HC Deb 06 December 1973 vol 865 cc1447-9
Q2. Mr. Skinner

asked the Prime Minister if he has plans for holding future talks with the leaders of the NUM ; and if he will make a statement.

Mr. Barber

I have been asked to reply.

I refer the hon. Gentleman to the reply which my right hon. Friend gave to the hon. Member for Edinburgh, East (Mr. Strang) on 29th November.—[Vol. 865, c. 207.]

Mr. Russell Kerr

On a point of order, Mr. Speaker. May we have the Chancellor of the Exchequer repeat that answer? This is a very important Question. We want to hear what the right hon. Gentleman has to say, and it was impossible because of the noise.

Mr. Speaker

I have great sympathy with the hon. Member for Feltham (Mr. Russell Kerr). I could not hear the answer. I ask hon. Members on both sides of the House to be a little quieter. Will the Chancellor of the Exchequer please repeat that answer?

Mr. Barber

I refer the hon. Gentleman to the reply which my right hon. Friend gave to the hon. Member for Edinburgh, East (Mr. Strang) on 29th November.

Mr. Skinner

If the Chancellor of the Exchequer does not have an opportunity to meet the miners' leaders in the very near future, will he explain to the House whether it is good housekeeping to send half a million tons of steam coal to France in the middle of an energy crisis? Will he also state specifically whether the £45 million offer which has been made by the National Coal Board to the NUM is the maximum?

Mr. Barber

My right hon. Friend and I have said on a number of occasions that there can be no question of any settlement outside the guidelines of stage 3.

Mr. Skinner

I did not ask that.

Mr. Grylls

Does my right hon. Friend agree that apart from the damage the miners are doing to the nation and to full employment they are also prejudicing their own future and standard of living by their action, especially at this time of the year, and that it is very unwise?

Mr. Barber

Yes, and I think that the House and the country will note the point which I put a short time ago to the Leader of the Opposition, namely, that the nation is entitled to know whether the right hon. Gentleman is prepared to speak out against industrial action in support of a settlement outside the limits laid down by this House. That has never been answered by the right hon. Gentleman or by any right hon. or hon. Member on the Opposition Front Bench.

Mr. Concannon

On the next occasion that the Prime Minister and the Chancellor of the Exchequer meet NUM representatives, will they explain to the national executive members, and, through them, to a great many of my constituents, how it is that even the highest paid men in the industry, working five days a week in one of the most energy-sapping, dangerous and unsocial jobs in the country, will, if they accept the coal board's offer, still be getting under £40 a week? [Interruption.] I repeat that the highest-paid miners will still be getting under £40 a week. Will the right hon. Gentleman also try to explain to them how that situation can exist when miners read every day about the profiteering going on in the country? Did the right hon. Gentleman read in this morning's papers how a painting was sold for £340,000 in an auction which raised more than £2,600,000—a painting which, if it were hung up in a miners' welfare club, would probably have darts thrown at it?

Mr. Barber

I am happy to say that the points which were put by the miners' leaders when they came to see my right hon. Friend the Prime Minister and other Ministers at Downing Street were a little more pertinent than those put to me by the hon. Member for Mansfield (Mr. Concannon).

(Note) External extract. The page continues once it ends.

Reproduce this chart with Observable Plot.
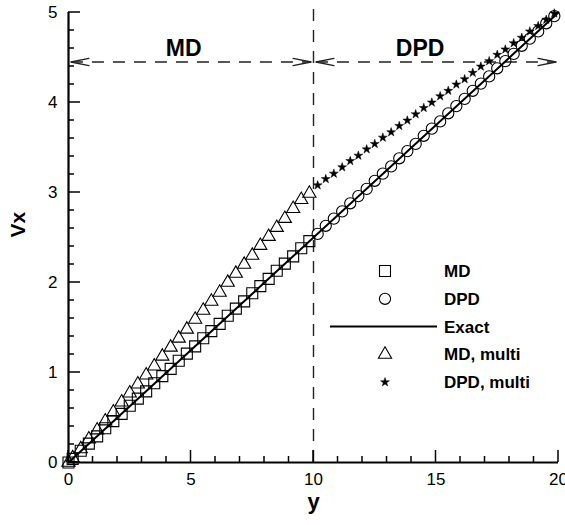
<!DOCTYPE html>
<html><head><meta charset="utf-8">
<script src="https://cdn.jsdelivr.net/npm/d3@7"></script>
<script src="https://cdn.jsdelivr.net/npm/@observablehq/plot@0.6"></script>
<style>
html,body{margin:0;padding:0;background:#fff;overflow:hidden}
#chart{position:relative;width:565px;height:525px}
</style></head><body><div id="chart"></div>
<script>
// ---- data ----
const mdX = [0, 0.17, 0.5, 0.83, 1.17, 1.5, 1.83, 2.17, 2.5, 2.83, 3.17, 3.5, 3.83, 4.17, 4.5, 4.83, 5.17, 5.5, 5.83, 6.17, 6.5, 6.83, 7.17, 7.5, 7.83, 8.17, 8.5, 8.83, 9.17, 9.5, 9.83];
const mdY = [0, 0.04, 0.13, 0.21, 0.29, 0.38, 0.46, 0.54, 0.63, 0.71, 0.79, 0.88, 0.96, 1.04, 1.13, 1.21, 1.29, 1.38, 1.46, 1.54, 1.63, 1.71, 1.79, 1.88, 1.96, 2.04, 2.13, 2.21, 2.29, 2.38, 2.46];
const dpdX = [10.17, 10.5, 10.83, 11.17, 11.5, 11.83, 12.17, 12.5, 12.83, 13.17, 13.5, 13.83, 14.17, 14.5, 14.83, 15.17, 15.5, 15.83, 16.17, 16.5, 16.83, 17.17, 17.5, 17.83, 18.17, 18.5, 18.83, 19.17, 19.5, 19.83];
const dpdY = [2.54, 2.63, 2.71, 2.79, 2.88, 2.96, 3.04, 3.13, 3.21, 3.29, 3.38, 3.46, 3.54, 3.63, 3.71, 3.79, 3.88, 3.96, 4.04, 4.13, 4.21, 4.29, 4.38, 4.46, 4.54, 4.63, 4.71, 4.79, 4.88, 4.96];
const exactX = [0, 20];
const exactY = [0, 5];
const mdMultiX = [0, 0.17, 0.5, 0.83, 1.17, 1.5, 1.83, 2.17, 2.5, 2.83, 3.17, 3.5, 3.83, 4.17, 4.5, 4.83, 5.17, 5.5, 5.83, 6.17, 6.5, 6.83, 7.17, 7.5, 7.83, 8.17, 8.5, 8.83, 9.17, 9.5, 9.83];
const mdMultiY = [0, 0.05, 0.15, 0.26, 0.36, 0.46, 0.56, 0.67, 0.77, 0.87, 0.97, 1.07, 1.18, 1.28, 1.38, 1.48, 1.59, 1.69, 1.79, 1.89, 2.0, 2.1, 2.2, 2.3, 2.41, 2.51, 2.61, 2.71, 2.82, 2.92, 2.99];
const dpdMultiX = [10.17, 10.5, 10.83, 11.17, 11.5, 11.83, 12.17, 12.5, 12.83, 13.17, 13.5, 13.83, 14.17, 14.5, 14.83, 15.17, 15.5, 15.83, 16.17, 16.5, 16.83, 17.17, 17.5, 17.83, 18.17, 18.5, 18.83, 19.17, 19.5, 19.83];
const dpdMultiY = [3.08, 3.15, 3.21, 3.28, 3.35, 3.41, 3.48, 3.54, 3.61, 3.67, 3.74, 3.80, 3.87, 3.94, 4.00, 4.07, 4.13, 4.20, 4.26, 4.33, 4.40, 4.46, 4.53, 4.59, 4.66, 4.72, 4.79, 4.85, 4.92, 4.99];

const xMajorTicks = [0, 5, 10, 15, 20];
const xMinorTicks = [1, 2, 3, 4, 6, 7, 8, 9, 11, 12, 13, 14, 16, 17, 18, 19];
const yMajorTicks = [0, 1, 2, 3, 4, 5];
const yMinorTicks = [0.2, 0.4, 0.6, 0.8, 1.2, 1.4, 1.6, 1.8, 2.2, 2.4, 2.6, 2.8, 3.2, 3.4, 3.6, 3.8, 4.2, 4.4, 4.6, 4.8];

const dividerX = [10];
const regionLabels = ["MD", "DPD"];
const regionLabelX = [4.7, 14.35];
const regionLabelY = 4.52;
const regionArrowY = 4.45;
const regionSegX1 = [0.1, 10.1];
const regionSegX2 = [9.9, 19.9];
const arrowTipX = [0.1, 9.9, 10.1, 19.9];
const arrowTipDir = [-90, 90, -90, 90];

const legendLabels = ["MD", "DPD", "Exact", "MD, multi", "DPD, multi"];
const legendSymbols = ["square", "circle", "line", "triangle", "star"];
const xLabel = "y";
const yLabel = "Vx";

// ---- build tables ----
const zip = (xs, ys) => xs.map((x, i) => ({x, y: ys[i]}));
const md = zip(mdX, mdY), dpd = zip(dpdX, dpdY), exact = zip(exactX, exactY);
const mdMulti = zip(mdMultiX, mdMultiY), dpdMulti = zip(dpdMultiX, dpdMultiY);
const segs = regionSegX1.map((x1, i) => ({x1, x2: regionSegX2[i]}));
const tips = arrowTipX.map((x, i) => ({x, dir: arrowTipDir[i]}));
const labels = regionLabels.map((t, i) => ({t, x: regionLabelX[i]}));

const W = 565, H = 525, ML = 68, MR = 7, MT = 12, MB = 63;
const FONT = "'Liberation Sans', Arial, Helvetica, sans-serif";
const chevron = {draw(ctx, l, r) { ctx.moveTo(-r, 0); ctx.lineTo(0, -l); ctx.lineTo(r, 0); }};

const plot = Plot.plot({
  width: W, height: H,
  marginLeft: ML, marginRight: MR, marginTop: MT, marginBottom: MB,
  style: {fontFamily: FONT, color: "#000", background: "#fff", overflow: "visible"},
  x: {domain: [0, 20]},
  y: {domain: [0, 5]},
  marks: [
    // tick labels
    Plot.axisX({ticks: xMajorTicks, tickSize: 0, tickPadding: 10, tickFormat: "d", fontSize: 17, label: null}),
    Plot.axisY({ticks: yMajorTicks, tickSize: 0, tickPadding: 11, tickFormat: "d", fontSize: 17, label: null}),
    Plot.ruleX([0], {strokeWidth: 2.2}),
    Plot.ruleY([0], {strokeWidth: 2.2}),
    Plot.ruleX(dividerX, {y1: 0, y2: 5.08, strokeDasharray: "12,9", strokeWidth: 1.4, stroke: "#222", clip: false}),
    Plot.link(segs, {x1: "x1", x2: "x2", y1: regionArrowY, y2: regionArrowY, strokeDasharray: "12,9", strokeWidth: 1.4, stroke: "#222"}),
    Plot.vector(tips, {x: "x", y: regionArrowY, rotate: "dir", length: 18, r: 3.6, anchor: "end", shape: chevron, stroke: "#222", strokeWidth: 1.3}),
    Plot.text(labels, {x: "x", y: regionLabelY, text: "t", lineAnchor: "bottom", fontSize: 23, fontWeight: "bold"}),
    Plot.line(exact, {x: "x", y: "y", stroke: "#000", strokeWidth: 2}),
    Plot.dot(md, {x: "x", y: "y", symbol: "square", r: 6.2, stroke: "#000", strokeWidth: 1.1, fill: "none"}),
    Plot.dot(dpd, {x: "x", y: "y", symbol: "circle", r: 5.6, stroke: "#000", strokeWidth: 1.1, fill: "none"}),
    Plot.dot(mdMulti, {x: "x", y: "y", symbol: "triangle", r: 4.9, stroke: "#000", strokeWidth: 1.1, fill: "none"}),
    Plot.dot(dpdMulti, {x: "x", y: "y", symbol: "star", r: 2.8, fill: "#000", stroke: "#000", strokeWidth: 0.5}),
    Plot.text([xLabel], {frameAnchor: "bottom", text: d => d, dy: 46, fontSize: 22, fontWeight: "bold"}),
    Plot.text([yLabel], {frameAnchor: "left", text: d => d, dx: -50, rotate: -90, fontSize: 21, fontWeight: "bold"})
  ]
});
document.getElementById("chart").appendChild(plot);

const svg = d3.select(plot);
const sx = plot.scale("x"), sy = plot.scale("y");
const x0 = sx.apply(0), y0 = sy.apply(0);

// ---- inward tick marks, placed through the plot's own scales ----
const tg = svg.append("g").attr("stroke", "#000").attr("stroke-width", 1.5);
const tickSets = [[xMinorTicks, 6, "x"], [xMajorTicks, 12, "x"], [yMinorTicks, 6, "y"], [yMajorTicks, 12, "y"]];
tickSets.forEach(([vals, len, axis]) => {
  vals.forEach(v => {
    if (axis === "x") {
      const px = sx.apply(v);
      tg.append("line").attr("x1", px).attr("x2", px).attr("y1", y0).attr("y2", y0 - len);
    } else {
      const py = sy.apply(v);
      tg.append("line").attr("x1", x0).attr("x2", x0 + len).attr("y1", py).attr("y2", py);
    }
  });
});

// ---- legend (inside the plot area, lower right) ----
const lg = svg.append("g").attr("font-family", FONT).attr("font-size", 17).attr("font-weight", "bold").attr("text-anchor", "start");
const symMap = {square: d3.symbolSquare, circle: d3.symbolCircle, triangle: d3.symbolTriangle, star: d3.symbolStar};
const symR = {square: 6.2, circle: 5.6, triangle: 4.9, star: 2.8};
legendLabels.forEach((lab, i) => {
  const g = lg.append("g").attr("transform", `translate(385,${271 + i * 27.8})`);
  const s = legendSymbols[i];
  if (s === "line") {
    g.append("line").attr("x1", -55).attr("x2", 52).attr("y1", 0).attr("y2", 0).attr("stroke", "#000").attr("stroke-width", 2);
  } else {
    const path = d3.symbol(symMap[s], Math.PI * symR[s] * symR[s])();
    g.append("path").attr("d", path)
      .attr("fill", s === "star" ? "#000" : "none")
      .attr("stroke", "#000")
      .attr("stroke-width", s === "star" ? 0.5 : 1.1);
  }
  g.append("text").attr("x", 59).attr("y", 6).attr("text-anchor", "start").text(lab);
});
</script>
</body></html>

The coal board's offer is more than most other groups will be able to negotiate under the code and will improve the miner's relative position. It is the best offer made to the NUM in negotiation. As my right hon. Friend the Prime Minister has said, if a comparison is made between average weekly earnings in coal mining and average weekly earnings in manufacturing industry on the basis adopted by the Wilberforce Report, the full offer of the NCB will more than restore the relative position of coal miners established as a result of the Wilberforce recommendations.